What do you, as either judge or prosecutor, plan to do to deal with the drug problem over and beyond prosecution?


Smith answered first, saying drugs need to be viewed in different categories because in Pettis County usage ranges from someone who may smoke marijuana to fall asleep to manufacturers of methamphetamine.


“In regards to the drug issue in Pettis County, there are levels of drug use,” Smith said. “There are people who smoke marijuana on a daily basis because that’s how they go to bed at night. There are people who are selling marijuana in large quantities because you don’t have to have a job application to sell marijuana and now you can pay your bills. There are people who are manufacturing and importing methamphetamine and it’s causing a huge detriment to society and then there’s the pill problem.


“You have to understand that each drug issue has its own beginning and its own reason that it’s happening. Currently there is legislation pending where drugs are going to actually be reclassified as a lesser felony, which gives the opinion that drugs are becoming more acceptable. It’s almost like a prohibition thing, at one point it was illegal to drink and now it’s illegal to smoke marijuana unless you go to Colorado so marijuana is like a nuisance crime right now,” Smith said, adding that it needs to be handled via the legislature.

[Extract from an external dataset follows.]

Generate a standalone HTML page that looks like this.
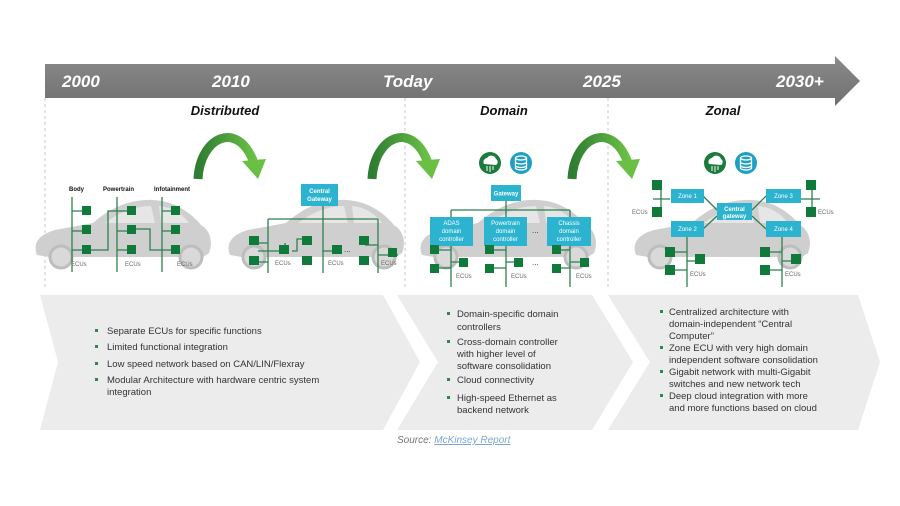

Rehmer then spoke, saying the way to curb the problem was to find out who was using and who was selling, then sending the sellers to prison.


“There is something in Missouri called prior and persistent drug offenders. You start filing that, and when I file it, I never drop it,” Rehmer said. “The offers start at 10 years and go up from there. The alternative is to get treatment for the drug users. In Stoddard County we have 75 people in drug court. In Pettis County their drug court is ‘pre-plea.’ They plead guilty but at sentencing they never get anything. If they complete drug court the charges get dropped. In Stoddard County that’s not how it happens. They plead guilty, they get an SIS, they go to drug court. If you fail out you’re going to prison.”


Tanner said she would approach the problem as a member of the criminal justice system, but also through the eyes of a social worker.


“I’m told that I can’t go into office, be prosecutor, and be a social worker. Well, I can go in with the heart of a social worker and still do what I need to do to protect this community to bring about a change that we so badly need,” Tanner said. “I can with one hand prosecute the cases, put the cases together, do everything I’m supposed to do and charge them the way they’re supposed to be charged.


“With this hand I can continue to do everything I’m already doing, working with the many organizations and agencies, both governmental and private, and faith-based, that care about the problems in this community.”


Should drugs be legalized?


Mittelhauser said he was prohibited from commenting on an issue that might be brought before him as a judge, but asked those in attendance to look at some of the problems Colorado is having in that regard. Cox said there is not a majority interest in the general assembly to legalize marijuana or any drug, adding he thinks it’s a bad thing.


Smith said she is for the legalization of marijuana and that it should be taxed, but takes a strong stance against hard drugs such as methamphetamine. Rehmer is against the legalization of marijuana and said there are no benefits to it. Sawyer is also opposed as he says it would benefit drug dealers.